Certes. Ce n'est pas du Bresson , mais ça y ressemble quand même furieusement, dans le minimalisme et l'austérité surtout. Alors oui, une femme douce...
Voilà une jeune femme dont l'horizon se limite aux bornes d'un couvent , et qui découvre la vie l'espace de quelques jours précédant ses voeux perpétuels. Plutôt que d'être l'émerveillement, tout n'est que source de terreur, d'affolement, d'incompréhension de sa part.
Le cinéaste la cadre pour cela dans des plans fixes qui semblent sans fin, immenses, les paysages comme les intérieurs.

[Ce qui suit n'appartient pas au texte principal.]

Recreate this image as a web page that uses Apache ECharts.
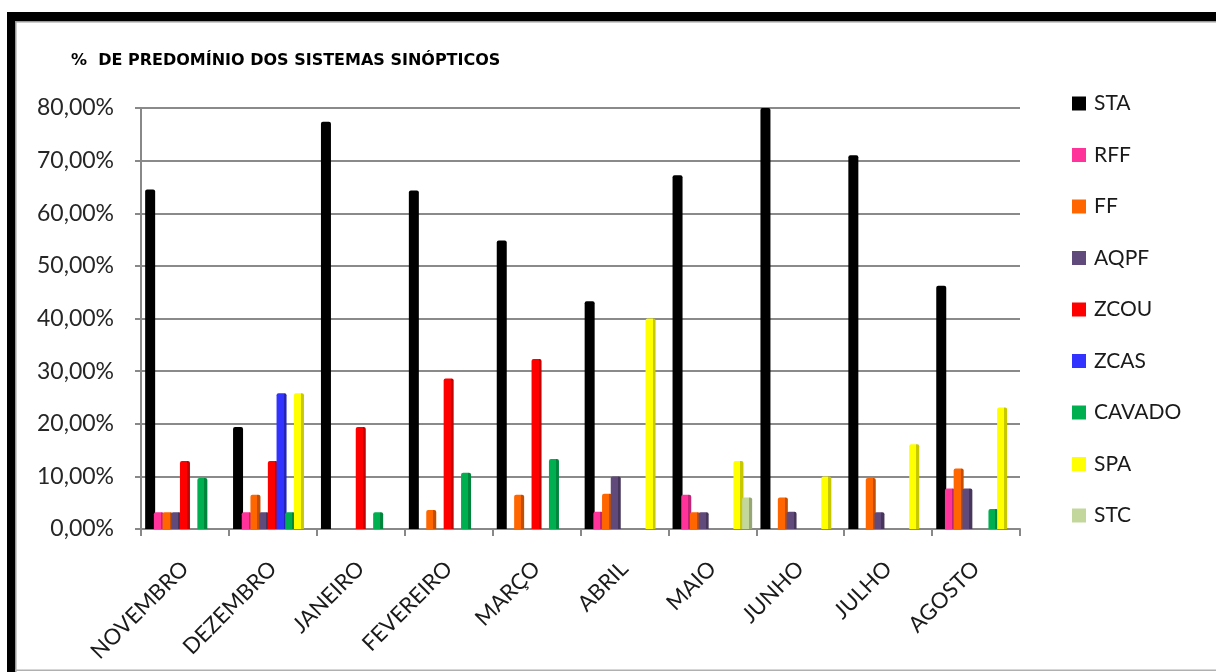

Elle et sa tante Wanda (magnifique Agata Kulesza) n'occupent le plus souvent qu'une toute partie de ce cadre, et que ce soit pour l'une ou pour l'autre, on sent le désarroi, le détachement par rapport à la vie qui les entoure.
Le format 1.37 et ce noir et blanc très dépouillé (en temps de neige qui plus est), nous remettent idéalement dans l'époque des années 60, et dans ce que pouvait être une vie polonaise de ces années-là. L'extrême gravité de la "queston juive" est tout à fait palpable, les années rouges aussi.
Il est intéressant de suivre la progression de la relation entre nièce et tante, relation qui trouve son apothéose dans une scène très poignante sur la "tombe" de leurs chers disparus... Ida semble se réincarner très fugitivement pour prendre en charge sa tante encore plus vulnérable qu'elle au regard de ce passé douloureux.
D'autres moments fugaces la rappellent à sa chair : l'écoute de (très beaux) morceaux de Coltrane joués entre autre par un jeune homme tombé amoureux d'elle, la vision du corps d'une camarade de noviciat , moulé sous la robe qu'elle ne doit pas quitter même pour la douche, etc. Un rien pourrait la faire basculer, mais ce rien n'est pas facile à apprivoiser. A la fin , Bach lui susurre - comme dans Nymphomaniac, tiens, tiens - , ich rufe zu dir Herr Jesu Christ (je t'appelle seigneur Jésus Christ), tel un moineau perdu dans l'immensité du monde.
Un vrai film d'art plutôt que d'essai, tant chaque plan provoque des émotions indicibles, incontrôlables.